On March 24, 1958, Ignacio Gonzales filed with the Court of Agrarian Relations, Second Regional District station at Cabanatuan City, six petitions to eject his tenants from their landholdings on varied grounds. In their answer, the tenants denied the charges preferred against them and set up a counterclaim for the recovery of rentals allegedly paid by them in excess of what was agreed upon when they were still holding the land under a leasehold agreement On their part, the tenants filed a separate petition for liquidation of the harvests on their landholding for two agricultural years stating that they gave petitioner more than what was due him. This petition was in turn answered by Gonzales denying the alleged excess payment of his share in the harvests. The two incidents having been heard jointly, because the parties and the issues in involved are interrelated, the court rendered a consolidate decision dismissing both petitions except the one filed against tenant Jose Esguerra as to whom the court declared that although the tenancy relationship between him and petitioner is already extinguished such is without prejudice to the right of Esguerra's son to take his place a tenant effective the agricultural year 1960-61. The counterclaim of the tenants was likewise dismissed.

On November 20, 1959, petitioner moved the court for an extension of 15 days within which to file a motion for reconsideration alleging, among others, that due to pressure of work and the fact that the record of the two case is voluminous, he will not be able to prepare and file his motion for reconsideration within the reglementary period. The agrarian court denied this motion on the ground that under the law it has no power to extend the period for the filing of such a motion. His motion to reconsider the order having been denied, petitioner has come to this Court by way of certiorari contending that respondent judge acted in excess of his jurisdiction or with grave abuse of discretion in denying his motion for reconsideration.

We find merit in this petition. To begin with, a party in an agrarian case is given by law the right to appeal from an order or decision of the Court of Agrarian Relations to the Supreme Court by filing in such Court within 15 days from receipt of notice of such order or decision a written petition praying that it be modified or set aside in whole or in part (Section 13, Act No. 1267, as amended by Section 8, Republic Act No. 1409). And if at the expiration of said 15 days no appeal is taken from said order or decision, the same shall become final unless during said 15 days the aggrieved party moves for a reconsideration of the order in decision (Section 12, Idem.).
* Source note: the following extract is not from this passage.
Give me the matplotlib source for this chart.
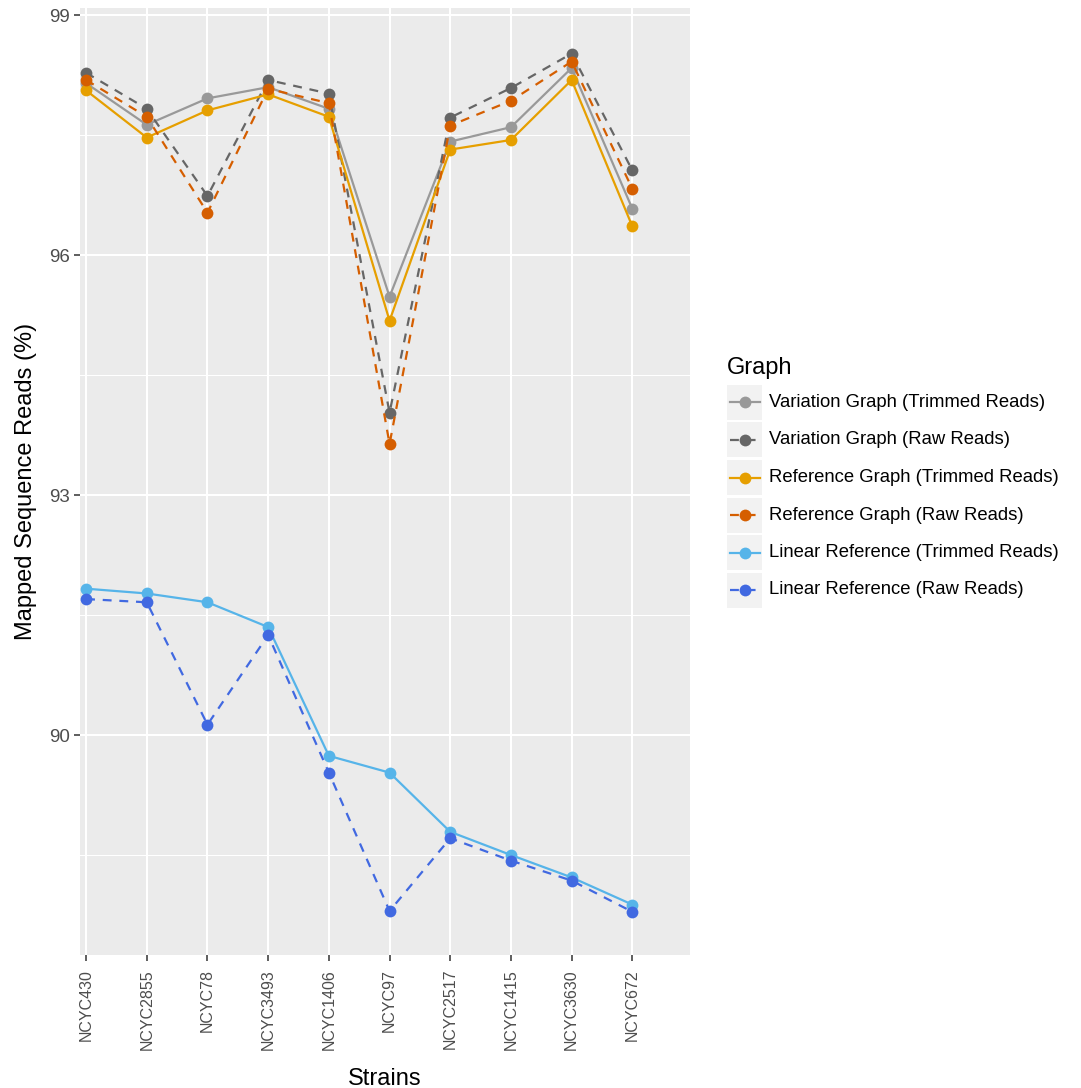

It thus appears that an aggrieved party may file a motion for reconsideration within the period of 15 days before a decision of the agrarian court may become final. If such is the right that the law gives to an aggrieved party it is obvious that he can ask for an extension of said period when such becomes necessary by the nature of the case and the extent of the record involved. To that effect he may file a motion stating the reasons he may have in support thereof which generally is addressed to the sound discretion of the court. To hold otherwise would be to nullify such right contrary to the letter and spirit of the law.

That the agrarian court has such power cannot be denied considering that it has all the prerogatives of a court of justice. Thus, Section 8 of the law (Republic Act No. 1267) provides that the court possesses all the inherent powers of a regular court provided for in paragraph 5, Rule 124, of the Rules of Court, among which, the power "to amend and control its processes and orders so as to make them conformable to law and justice." And among the powers included in this broad grant we may mention the power and authority to extend the period for the filing of the record on appeal, appeal bond, answer, and brief.1 And if the regular courts may extend the period for the filing of said pleadings, we see no cogent reason why the agrarian court cannot act on a minor matter if sufficient cause is shown that such extension is necessary for the proper administration of justice.2In fact, the filing of motion for reconsideration is desirable in order to give the lower court a chance to correct whatever error it may have committed before the aggrieved party may invoke the supervisory jurisdiction of an appellate court.

It appearing that the motion for extension to file a motion for reconsideration was filed before the expiration the reglementary period, the same was filed in accordance with law. The trial court, therefore, has no valid reason to brush it aside on the wrong premise that it has jurisdiction to act thereon. It was its duty to act on the strength of the reasons set forth therein which it may either grant or deny. When it simply denied the motion under a misapprehension of its power to act, it committee an error which is tantamount to an abuse of discretion thus giving substance to the present petition for certiorari.

WHEREFORE, petition is granted. The order of the agrarian court dated November 2, 1959 is set aside, an the case is remanded to the agrarian court in order that it may act in line with this decision. No costs.

Bengzon, C.J., Padilla, Labrador, Concepcion, Reyes, J.B.L., Barrera, Paredes and Dizon, JJ., concur.


1 Santiago and Flores v. Valenzuela and Pardo, 78 Phil. 397; Jose, et al. v. Villacorta, et al., 53 O.G., 428; Rago, et al. v. Court of Appeals, et al., L-7016, May 30, 1955; Heirs of Singbengco v. Arellano, et al., L-9334, September 25, 1956.

2 This Court has impliedly recognized the power of the agrarian court to extend the time for the filing of a motion for reconsideration in the case of Ulpiendo, et al. v. The Court of Agrarian Relations, et al., L-13891, October 31, 1960.